Use your imagination, be free.
– Patti Smith
Imagination is the most powerful force in the world. When we imagine that we love then love becomes the second most powerful force.
-Lobsang Rampa, The Third Eye
I was trying to figure something out, something that baffled me, baffled me to the core just like so many of the things going on inside of this world baffle us. It had to do with love (what else?) and specifically, I was struggling to understand why a man who felt real happiness when with a woman would prefer not to be with her(a person that purposefully avoids happiness??).
The struggling to understand carried on for weeks, long weeks ridden with total confusion and sorrow and a sense of hopelessness.
And then it hit me, it hit me like a ton of bricks, like true understanding often does, after you give up trying to understand.
Now you might think, what, did she find the reason why a person purposefully avoids happiness? She found an explanation for this absurd state of things?

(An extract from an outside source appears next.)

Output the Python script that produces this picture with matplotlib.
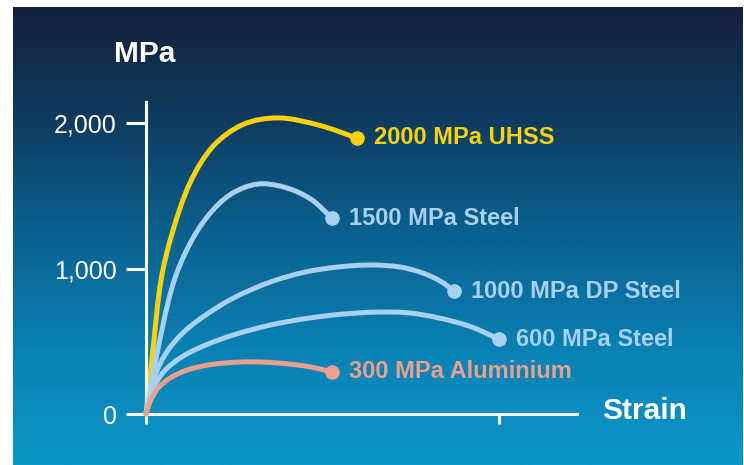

Well, yes and no. (Let me say as a side topic that yes, there are people that purposefully avoid happiness, happiness may be scary as it is a game changer, what people think makes them happy varies enormously).
But my main point, the discovery if I may so call it—but hey, Socrates had warned us all along—is that we know nothing. Or, more precisely and frankly put: What the Hell do We Know.
Think about it. Ultimately, nobody could figure out Covid. Nobody can figure out love. Or why some people die just like that and other people recover from illness just like that. We still “don’t know nothin’”.
Okay, please, indulge me. I know, I know, this concept has been so over-worn that it has patches in many more places than just the elbows. And of course it’s not my discovery and I’m not trying to claim ownership of S’s hoc unum scio, me nihil scire. The thing is, one thing is having assimilated a truth in your mind, and one thing is to have it become, suddenly, something that permeates the cells in your bone marrow and goes on to modify the way your bones go about moving in the world.
So we know nothing. And how does that solve things? How does one go about the business of living when one knows nothing?
This takes us to the real epiphany, what complemented S’s discovery, what is, maybe, my own thinking:
Even if you know nothing, act as if love matters, as if God exists, as if life is fair, as if good is better than evil, as if you knew the difference between good and evil, as if it matters to the world that you do good, as if what you most desire will be yours someday.
Why? because we owe it to whomever created sunsets, flowers, babies, smiles, lasagna, the smell of sun-dried linen, the smell of rain in a garden, lake Leman, water on a hot day, hugs, best friends, butterflies, a child’s voice, a child’s gaze of wonder.